Saturday 18 July 2009

Wells & Bush on Information

Data Deluge speaks strongly to the dramatic technological changes of the past 20 years or so. But it is of course part of a longer trend over the past 100 years in which the idea that increases in material culture and technology were posing both opportunities and issues associated with a deluge of data and information.

For example, the British science fiction write H.G. Wells imagined in the late 1930’s what a 'World Brain’ would be like and what it would enable (Wells 1938). His idea was that in the future scholars would have access at their desks to the complete catalogue of the Worlds knowledge. Wells imagined that this would be enabled by photographic means - based on the idea of microfilm and microfiche. However, if one replaces talk of micro-fiche with digital data then we can see just how prescient Wells’ vision was;

”our contemporary encyclopedias are still in the coach-and-horse phase of development, rather than in the phase of the automobile and the aeroplane. These observers realize that the modern facilities of transport, radio, photographic reproduction and so forth are rendering practicable a much more fully succinct and accessible assembly of facts and ideas than was ever possible before.”

Wells was not alone, at the end of the second world war the US politician and thinker Vannevar
Bush wrote a piece for Atlantic Magazine in which he reflected on the enormous changes that science and technology had brought in (Bush 1945).
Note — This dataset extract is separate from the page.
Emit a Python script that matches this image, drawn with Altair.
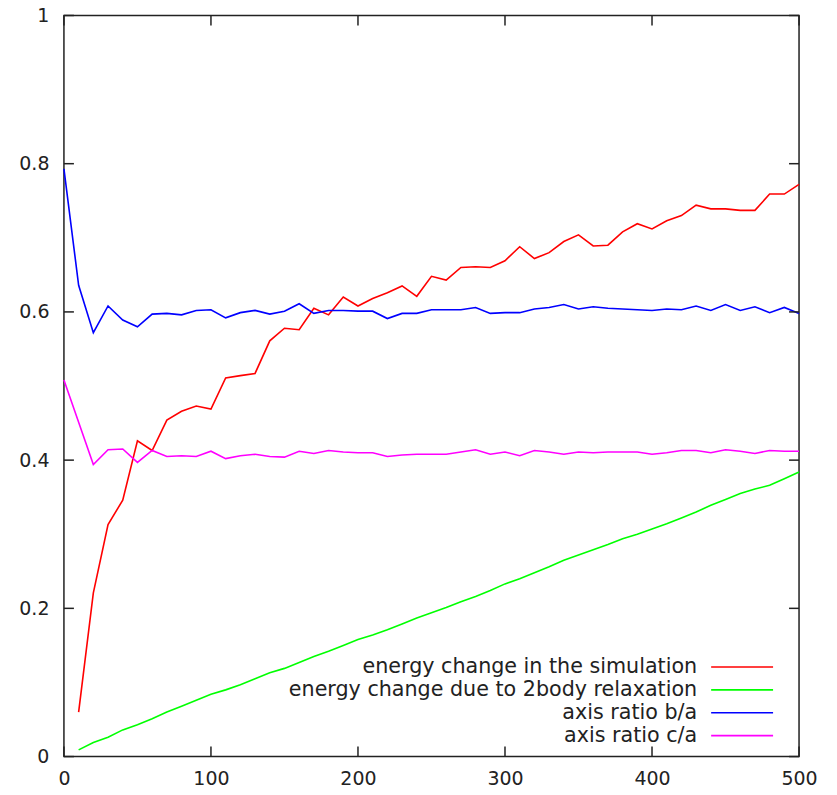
import altair as alt
import pandas as pd

# ---------------- data ----------------
x_energy = list(range(10, 510, 10))   # 10..500
x_axis = list(range(0, 510, 10))      # 0..500

energy_sim = [0.060, 0.221, 0.313, 0.346, 0.426, 0.413, 0.454, 0.466, 0.473, 0.469,
              0.511, 0.514, 0.517, 0.561, 0.578, 0.576, 0.605, 0.596, 0.620, 0.608,
              0.618, 0.626, 0.635, 0.621, 0.648, 0.643, 0.660, 0.661, 0.660, 0.669,
              0.688, 0.672, 0.680, 0.695, 0.704, 0.689, 0.690, 0.708, 0.719, 0.712,
              0.723, 0.730, 0.744, 0.739, 0.739, 0.737, 0.737, 0.759, 0.759, 0.772]

energy_2body = [0.009, 0.019, 0.026, 0.036, 0.043, 0.051, 0.060, 0.068, 0.076, 0.084,
                0.090, 0.097, 0.105, 0.113, 0.119, 0.127, 0.135, 0.142, 0.150, 0.158,
                0.164, 0.171, 0.179, 0.187, 0.194, 0.201, 0.209, 0.216, 0.224, 0.233,
                0.240, 0.248, 0.256, 0.265, 0.272, 0.279, 0.286, 0.294, 0.300, 0.307,
                0.314, 0.322, 0.330, 0.339, 0.347, 0.355, 0.361, 0.366, 0.375, 0.384]

ratio_ba = [0.793, 0.636, 0.572, 0.608, 0.589, 0.580, 0.597, 0.598, 0.596, 0.602,
            0.603, 0.592, 0.599, 0.602, 0.597, 0.601, 0.611, 0.598, 0.602, 0.602,
            0.601, 0.601, 0.591, 0.598, 0.598, 0.603, 0.603, 0.603, 0.606, 0.598,
            0.599, 0.599, 0.604, 0.606, 0.610, 0.604, 0.607, 0.605, 0.604, 0.603,
            0.602, 0.604, 0.603, 0.608, 0.602, 0.610, 0.602, 0.607, 0.599, 0.606,
            0.598]

ratio_ca = [0.508, 0.451, 0.394, 0.414, 0.415, 0.397, 0.413, 0.405, 0.406, 0.405,
            0.412, 0.402, 0.406, 0.408, 0.405, 0.404, 0.412, 0.409, 0.413, 0.411,
            0.410, 0.410, 0.405, 0.407, 0.408, 0.408, 0.408, 0.411, 0.414, 0.408,
            0.411, 0.406, 0.413, 0.411, 0.408, 0.411, 0.410, 0.411, 0.411, 0.411,
            0.408, 0.410, 0.413, 0.413, 0.410, 0.414, 0.412, 0.409, 0.413, 0.412,
            0.412]

names = ["energy change in the simulation",
         "energy change due to 2body relaxation",
         "axis ratio b/a",
         "axis ratio c/a"]
colors = ["#ff0000", "#00ff00", "#0000ff", "#ff00ff"]

x_ticks = [0, 100, 200, 300, 400, 500]
y_ticks = [0, 0.2, 0.4, 0.6, 0.8, 1.0]

# ---------------- layout ----------------
W, H = 736, 742
FONT = "DejaVu Sans"
TICK = 10

rows = []
for xs, ys, nm in [(x_energy, energy_sim, names[0]), (x_energy, energy_2body, names[1]),
                   (x_axis, ratio_ba, names[2]), (x_axis, ratio_ca, names[3])]:
    for xv, yv in zip(xs, ys):
        rows.append({"x": xv, "y": yv, "series": nm})
df = pd.DataFrame(rows)

xscale = alt.Scale(domain=[0, 500], nice=False, zero=False)
yscale = alt.Scale(domain=[0, 1], nice=False, zero=False)
cscale = alt.Scale(domain=names, range=colors)

xaxis = alt.Axis(values=x_ticks, format="d", labelPadding=13, labelFlush=False,
                 labelFontSize=19, labelFont=FONT, labelColor="#222",
                 ticks=False, domain=False, grid=False)
yaxis = alt.Axis(values=y_ticks, format="~g", labelPadding=15, labelFlush=False,
                 labelFontSize=19, labelFont=FONT, labelColor="#222",
                 ticks=False, domain=False, grid=False)

lines = alt.Chart(df).mark_line(strokeWidth=1.6).encode(
    x=alt.X("x:Q", scale=xscale, title=None, axis=xaxis),
    y=alt.Y("y:Q", scale=yscale, title=None, axis=yaxis),
    color=alt.Color("series:N", scale=cscale, legend=None),
    detail="series:N",
)

ydf = pd.DataFrame({"v": y_ticks})
xdf = pd.DataFrame({"v": x_ticks})
tick_style = dict(color="#222", strokeWidth=1.5)
left_t = alt.Chart(ydf).mark_rule(**tick_style).encode(
    y=alt.Y("v:Q", scale=yscale, title=None, axis=yaxis), x=alt.value(0), x2=alt.value(TICK))
right_t = alt.Chart(ydf).mark_rule(**tick_style).encode(
    y=alt.Y("v:Q", scale=yscale, title=None, axis=yaxis), x=alt.value(W - TICK), x2=alt.value(W))
top_t = alt.Chart(xdf).mark_rule(**tick_style).encode(
    x=alt.X("v:Q", scale=xscale, title=None, axis=xaxis), y=alt.value(0), y2=alt.value(TICK))
bot_t = alt.Chart(xdf).mark_rule(**tick_style).encode(
    x=alt.X("v:Q", scale=xscale, title=None, axis=xaxis), y=alt.value(H - TICK), y2=alt.value(H))

# custom gnuplot-style key (text right-aligned, sample line to its right)
legend_layers = []
row_y0, dy = 652.3, 22.9
for i, (nm, col) in enumerate(zip(names, colors)):
    ldf = pd.DataFrame({"series": [nm]})
    yy = row_y0 + i * dy
    legend_layers.append(
        alt.Chart(ldf).mark_text(align="right", baseline="middle", font=FONT,
                                 fontSize=20.7, color="#222").encode(
            text="series:N", x=alt.value(634), y=alt.value(yy)))
    legend_layers.append(
        alt.Chart(ldf).mark_rule(strokeWidth=1.6, color=col).encode(
            x=alt.value(648), x2=alt.value(710), y=alt.value(yy)))

chart = alt.layer(lines, left_t, right_t, top_t, bot_t, *legend_layers).properties(
    width=W, height=H,
    autosize=alt.AutoSizeParams(type="none"),
    padding={"left": 56, "top": 7, "right": 30, "bottom": 40},
).configure(background="white").configure_view(stroke="#222", strokeWidth=1.5)

chart.save("out.html", embed_options={"renderer": "svg", "actions": False})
He marveled at the fact that;

”There is a growing mountain of research. But there is increased evidence that we are being bogged down today as specialization extends. The investigator is staggered by the findings and conclusions of thousands of other workersconclusions which he cannot find time to grasp, much less to remember, as they appear . . . Professionally our methods of transmitting and reviewing the results of research are generations old and by now are totally inadequate for their purpose.”

These thinkers had enormous foresight. They had begun to observe a significant change in the volume of data and information arising in general, and in scientific and technical work in particular, and realised that there were real issues raised by the deluge of information.